> [What is asked]:
Drop every picture. Then return, exactly, the lines from the beginning of the listing below through the one containing "(16,19) rectangle (1846,1803);".
>> Start
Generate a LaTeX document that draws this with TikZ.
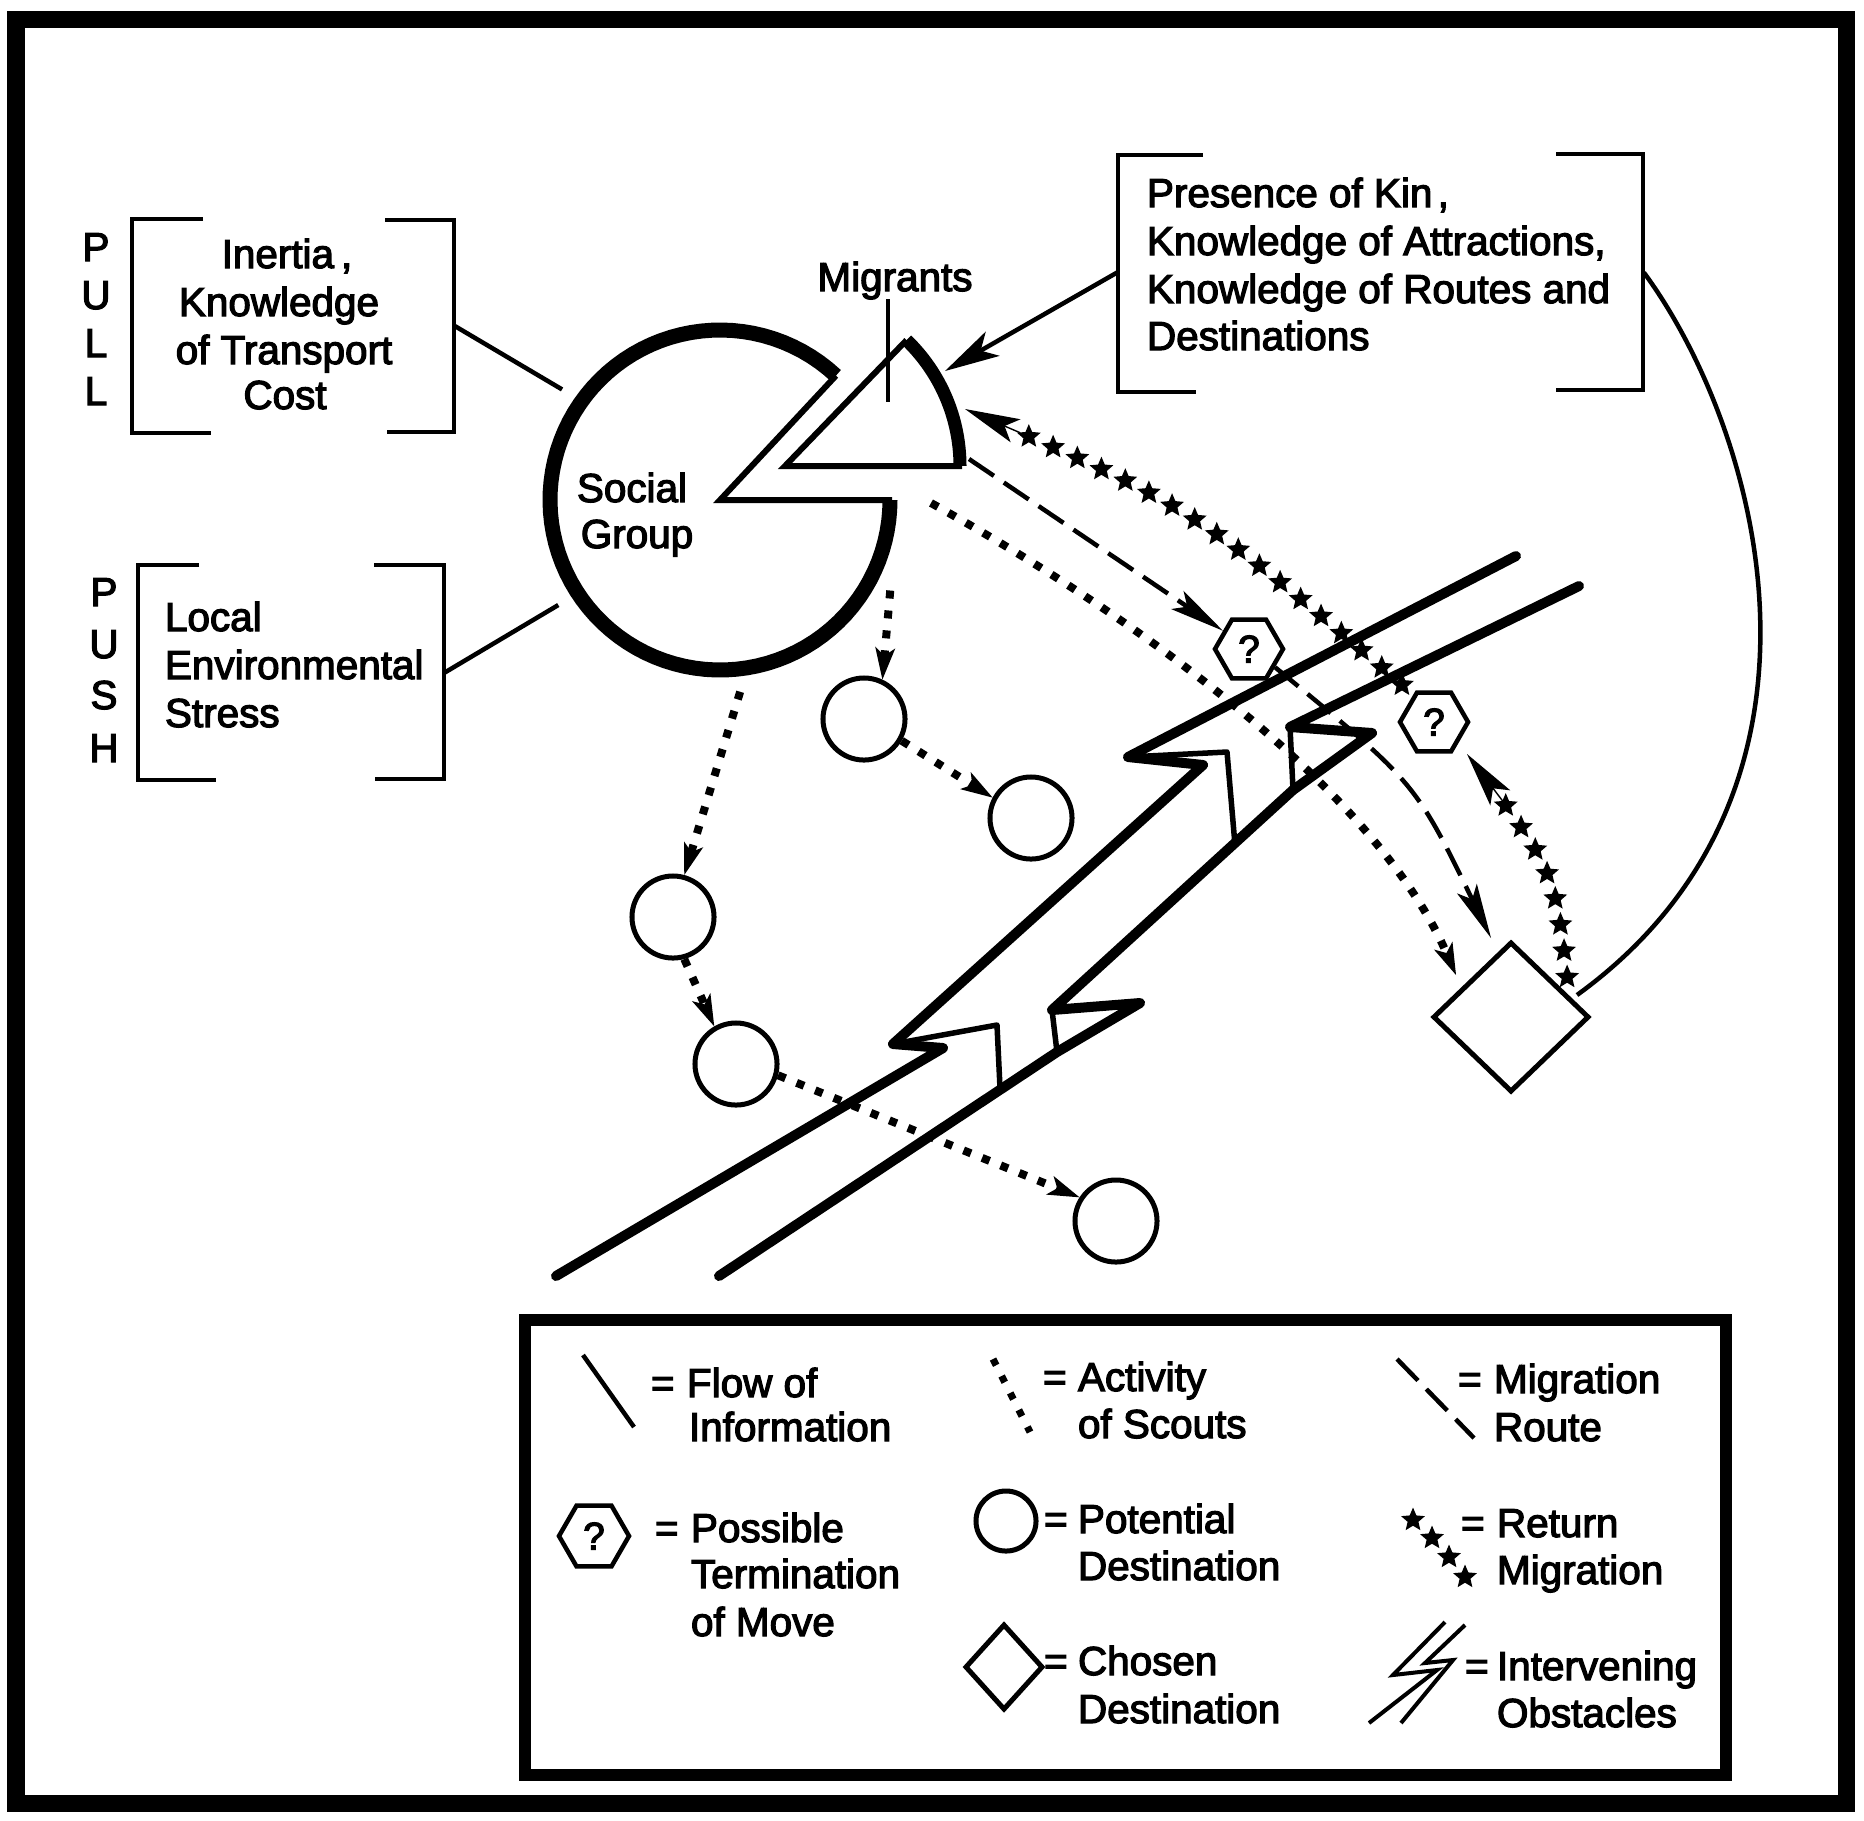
\documentclass[tikz,border=0pt]{standalone}
\usepackage{fontspec}
\newfontfamily\lab{Liberation Sans}[FakeBold=3]
\usetikzlibrary{arrows.meta,shapes.geometric,decorations.markings,calc}
\tikzset{
  txt/.style={font={\lab\fontsize{11.5}{13.5}\selectfont}, inner sep=0pt, outer sep=0pt},
  brk/.style={line width=0.045cm, line join=miter},
  info/.style={line width=0.045cm},
  infohead/.style={-{Stealth[length=0.55cm,width=0.28cm,inset=0.14cm,line width=0.4pt]}},
  scout/.style={line width=0.08cm, dash pattern=on 0.08cm off 0.12cm, -{Stealth[length=0.32cm,width=0.2cm,inset=0.08cm,line width=0.4pt]}},
  scoutdots/.style={line width=0.07cm, dash pattern=on 0.07cm off 0.12cm},
  migr/.style={line width=0.045cm, dash pattern=on 0.3cm off 0.12cm, -{Stealth[length=0.55cm,width=0.22cm,inset=0.12cm,line width=0.4pt]}},
  migrdash/.style={line width=0.045cm, dash pattern=on 0.3cm off 0.12cm},
  starnode/.style={star, star points=5, star point ratio=2.2, fill=black, draw=none, minimum size=0.25cm, inner sep=0pt},
  retpath/.style={postaction={decorate}, decoration={markings,
      mark=between positions 0.08cm and -0.6cm step 0.265cm with {\node[starnode]{};}}},
  rethead/.style={line width=0.4pt, -{Stealth[length=0.55cm,width=0.25cm,inset=0.12cm]}},
  pdest/.style={circle, draw, line width=0.05cm, minimum size=0.82cm, inner sep=0pt},
  hexa/.style={regular polygon, regular polygon sides=6, draw, line width=0.045cm, minimum size=0.68cm, inner sep=0pt, font={\lab\fontsize{11}{13}\selectfont}},
  cdest/.style={diamond, draw, line width=0.05cm, inner sep=0pt},
  band/.style={line width=0.1cm, line join=round, line cap=round},
  bandthin/.style={line width=0.055cm, line join=round, line cap=round},
  boxarea/.style={draw=none, inner sep=0pt, rectangle},
}
\begin{document}
\begin{tikzpicture}[x=0.01cm, y=-0.01cm]
\useasboundingbox (0,0) rectangle (1864,1820);
\draw[line width=0.17cm] (16,19) rectangle (1846,1803);

% ---------- PULL box
\node[boxarea, minimum width=3.22cm, minimum height=2.14cm] (pullbox) at (293,326) {};
\draw[brk] (203,219) -- (132,219) -- (132,433) -- (211,433);
\draw[brk] (385,220) -- (454,220) -- (454,432) -- (387,432);
\node[txt, anchor=base] (pull1) at (287,268) {Inertia\hspace{2pt},};
\node[txt, anchor=base] (pull2) at (279,316) {Knowledge};
\node[txt, anchor=base] (pull3) at (284,364) {of Transport};
\node[txt, anchor=base] (pull4) at (285,409) {Cost};
\node[txt, anchor=base] (pP) at (96,261) {P};
\node[txt, anchor=base] (pU) at (96,309) {U};
\node[txt, anchor=base] (pL1) at (96,357) {L};
\node[txt, anchor=base] (pL2) at (96,405) {L};

% ---------- PUSH box
\node[boxarea, minimum width=3.06cm, minimum height=2.15cm] (pushbox) at (291,672.5) {};
\draw[brk] (199,565) -- (138,565) -- (138,780) -- (216,780);
\draw[brk] (374,565) -- (444,565) -- (444,779) -- (375,779);
\node[txt, anchor=base west] (push1) at (165,631) {Local};
\node[txt, anchor=base west] (push2) at (165,679) {Environmental};
\node[txt, anchor=base west] (push3) at (165,727) {Stress};
\node[txt, anchor=base] (sP) at (104,606) {P};
\node[txt, anchor=base] (sU) at (104,658) {U};
\node[txt, anchor=base] (sS) at (104,709) {S};
\node[txt, anchor=base] (sH) at (104,762) {H};

% ---------- Kin box
\node[boxarea, minimum width=5.25cm, minimum height=2.37cm] (kinbox) at (1380.5,272.5) {};
\draw[brk] (1203,155) -- (1118,155) -- (1118,392) -- (1196,392);
\draw[brk] (1556,154) -- (1643,154) -- (1643,390) -- (1556,390);
\node[txt, anchor=base west] (kin1) at (1147,207) {Presence of Kin\hspace{1.5pt},};
\node[txt, anchor=base west] (kin2) at (1147,255) {Knowledge of Attractions,};
\node[txt, anchor=base west] (kin3) at (1147,303) {Knowledge of Routes and};
\node[txt, anchor=base west] (kin4) at (1147,350) {Destinations};

% ---------- Social group (pacman) and migrants wedge
\node[circle, draw=none, minimum size=3.84cm, inner sep=0pt] (social) at (720,500) {};
\draw[line width=0.15cm] plot[domain=47:360, samples=90] ({720+170*cos(\x)}, {500-170*sin(\x)});
\draw[line width=0.06cm, line join=miter] ({720+170*cos(47)}, {500-170*sin(47)}) -- (720,500) -- (892,500);
\node[txt, anchor=base] (soc1) at (632,502) {Social};
\node[txt, anchor=base] (soc2) at (637,548) {Group};

\draw[line width=0.13cm] plot[domain=0:46, samples=30] ({785+175*cos(\x)}, {466-175*sin(\x)});
\draw[line width=0.06cm, line join=miter] ({785+175*cos(46)}, {466-175*sin(46)}) -- (785,466) -- (962,466);
\node[txt, anchor=base] (migl) at (895,291) {Migrants};
\coordinate (mptr) at (888,402);
\draw[line width=0.04cm] (migl.south -| mptr) -- (mptr);

% ---------- destinations
\node[pdest] (circA) at (864,719) {};
\node[pdest] (circB) at (1031,818) {};
\node[pdest] (circC) at (673,917) {};
\node[pdest] (circD) at (736,1064) {};
\node[pdest] (circE) at (1116,1221) {};
\node[hexa] (h1) at (1249,649) {?};
\node[hexa] (h2) at (1434,722) {?};
\node[cdest, minimum width=1.56cm, minimum height=1.5cm] (chosen) at (1511,1017) {};

% ---------- intervening obstacles
\draw[band] (556,1276) -- (943,1048) -- (893,1044) -- (1203,765) -- (1128,757) -- (1516,556);
\draw[bandthin] (893,1044) -- (997,1025) -- (1000,1088);
\draw[bandthin] (1128,757) -- (1227,752) -- (1235,845);
\draw[band] (719,1276) -- (1057,1052) -- (1140,1003) -- (1052,1010) -- (1293,790) -- (1372,733) -- (1290,727) -- (1579,586);
\draw[bandthin] (1052,1010) -- (1057,1052);
\draw[bandthin] (1290,727) -- (1293,790);

% ---------- flow of information
\coordinate (migtip) at (945,371);
\coordinate (curveend) at (1577,995);
\draw[info] (pullbox.east) -- (social.145);
\draw[info] (pushbox.east) -- (social.213);
\draw[info, infohead] (kinbox.west) -- (migtip);
\draw[info] (kinbox.east) .. controls (1760,430) and (1860,790) .. (curveend);

% ---------- activity of scouts
\coordinate (scoutstart) at (931,503);
\coordinate (scoutend) at (1456,975);
\draw[scout] (social.-84) -- (circC.75);
\draw[scout] (social.-28) -- (circA.65);
\draw[scout] (circA.-30) -- (circB.152);
\draw[scout] (circC.-75) -- (circD.120);
\draw[scout] (circD.-15) -- (circE.147);
\draw[scout] (scoutstart) .. controls (1160,630) and (1380,800) .. (scoutend);

% ---------- migration route
\coordinate (migstart) at (969,459);
\coordinate (migend) at (1491,938);
\draw[migr] (migstart) -- (h1.145);
\draw[migr] (h1.-35) .. controls (1415,782) .. (migend);

% ---------- return migration
\coordinate (retstart) at (1408,690);
\coordinate (rettip) at (965,409);
\coordinate (retctl) at (1195,508);
\coordinate (retstartb) at (1568,985);
\coordinate (rettipb) at (1467,754);
\coordinate (retctlb) at (1555,870);
\path[retpath] (retstart) .. controls (retctl) .. (rettip);
\path[retpath] (retstartb) .. controls (retctlb) .. (rettipb);
\draw[rethead] ($(rettip)!0.6cm!(retctl)$) -- (rettip);
\draw[rethead] ($(rettipb)!0.6cm!(retctlb)$) -- (rettipb);

% ---------- legend
\node[draw, line width=0.12cm, minimum width=12.01cm, minimum height=4.55cm, inner sep=0pt] (legend) at (1125.5,1547.5) {};
\draw[info] (583,1355) -- (634,1427);
\node[txt, anchor=base west] (l1e) at (651,1397) {=};
\node[txt, anchor=base west] (l1a) at (687,1397) {Flow of};
\node[txt, anchor=base west] (l1b) at (689,1441) {Information};

\draw[scoutdots] (993,1359) -- (1030,1432);
\node[txt, anchor=base west] (l2e) at (1043,1391) {=};
\node[txt, anchor=base west] (l2a) at (1078,1391) {Activity};
\node[txt, anchor=base west] (l2b) at (1078,1438) {of Scouts};

\draw[migrdash] (1397,1359) -- (1474,1438);
\node[txt, anchor=base west] (l3e) at (1458,1393) {=};
\node[txt, anchor=base west] (l3a) at (1494,1393) {Migration};
\node[txt, anchor=base west] (l3b) at (1494,1441) {Route};

\node[hexa, minimum size=0.7cm] (lhex) at (594,1536) {?};
\node[txt, anchor=base west] (l4e) at (655,1542) {=};
\node[txt, anchor=base west] (l4a) at (691,1542) {Possible};
\node[txt, anchor=base west] (l4b) at (691,1588) {Termination};
\node[txt, anchor=base west] (l4c) at (691,1636) {of Move};

\node[circle, draw, line width=0.05cm, minimum size=0.6cm, inner sep=0pt] (lcirc) at (1006,1521) {};
\node[txt, anchor=base west] (l5e) at (1044,1533) {=};
\node[txt, anchor=base west] (l5a) at (1078,1533) {Potential};
\node[txt, anchor=base west] (l5b) at (1078,1580) {Destination};

\node[starnode] (ls1) at (1413,1520) {};
\node[starnode] (ls2) at (1432,1538) {};
\node[starnode] (ls3) at (1449,1557) {};
\node[starnode] (ls4) at (1465,1577) {};
\node[txt, anchor=base west] (l6e) at (1461,1537) {=};
\node[txt, anchor=base west] (l6a) at (1497,1537) {Return};
\node[txt, anchor=base west] (l6b) at (1497,1584) {Migration};

\node[cdest, minimum width=0.78cm, minimum height=0.86cm] (ldia) at (1004,1667) {};
\node[txt, anchor=base west] (l7e) at (1044,1675) {=};
\node[txt, anchor=base west] (l7a) at (1078,1675) {Chosen};
\node[txt, anchor=base west] (l7b) at (1078,1723) {Destination};

\draw[line width=0.04cm, line join=miter] (1445,1622) -- (1393,1675) -- (1437,1670) -- (1369,1723);
\draw[line width=0.04cm, line join=miter] (1465,1625) -- (1425,1663) -- (1453,1660) -- (1401,1723);
\node[txt, anchor=base west] (l8e) at (1465,1680) {=};
\node[txt, anchor=base west] (l8a) at (1497,1680) {Intervening};
\node[txt, anchor=base west] (l8b) at (1497,1727) {Obstacles};
\end{tikzpicture}
\end{document}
>> End
> [Solution below]:
Generate a LaTeX document that draws this with TikZ.
\documentclass[tikz,border=0pt]{standalone}
\usepackage{fontspec}
\newfontfamily\lab{Liberation Sans}[FakeBold=3]
\usetikzlibrary{arrows.meta,shapes.geometric,decorations.markings,calc}
\tikzset{
  txt/.style={font={\lab\fontsize{11.5}{13.5}\selectfont}, inner sep=0pt, outer sep=0pt},
  brk/.style={line width=0.045cm, line join=miter},
  info/.style={line width=0.045cm},
  infohead/.style={-{Stealth[length=0.55cm,width=0.28cm,inset=0.14cm,line width=0.4pt]}},
  scout/.style={line width=0.08cm, dash pattern=on 0.08cm off 0.12cm, -{Stealth[length=0.32cm,width=0.2cm,inset=0.08cm,line width=0.4pt]}},
  scoutdots/.style={line width=0.07cm, dash pattern=on 0.07cm off 0.12cm},
  migr/.style={line width=0.045cm, dash pattern=on 0.3cm off 0.12cm, -{Stealth[length=0.55cm,width=0.22cm,inset=0.12cm,line width=0.4pt]}},
  migrdash/.style={line width=0.045cm, dash pattern=on 0.3cm off 0.12cm},
  starnode/.style={star, star points=5, star point ratio=2.2, fill=black, draw=none, minimum size=0.25cm, inner sep=0pt},
  retpath/.style={postaction={decorate}, decoration={markings,
      mark=between positions 0.08cm and -0.6cm step 0.265cm with {\node[starnode]{};}}},
  rethead/.style={line width=0.4pt, -{Stealth[length=0.55cm,width=0.25cm,inset=0.12cm]}},
  pdest/.style={circle, draw, line width=0.05cm, minimum size=0.82cm, inner sep=0pt},
  hexa/.style={regular polygon, regular polygon sides=6, draw, line width=0.045cm, minimum size=0.68cm, inner sep=0pt, font={\lab\fontsize{11}{13}\selectfont}},
  cdest/.style={diamond, draw, line width=0.05cm, inner sep=0pt},
  band/.style={line width=0.1cm, line join=round, line cap=round},
  bandthin/.style={line width=0.055cm, line join=round, line cap=round},
  boxarea/.style={draw=none, inner sep=0pt, rectangle},
}
\begin{document}
\begin{tikzpicture}[x=0.01cm, y=-0.01cm]
\useasboundingbox (0,0) rectangle (1864,1820);
\draw[line width=0.17cm] (16,19) rectangle (1846,1803);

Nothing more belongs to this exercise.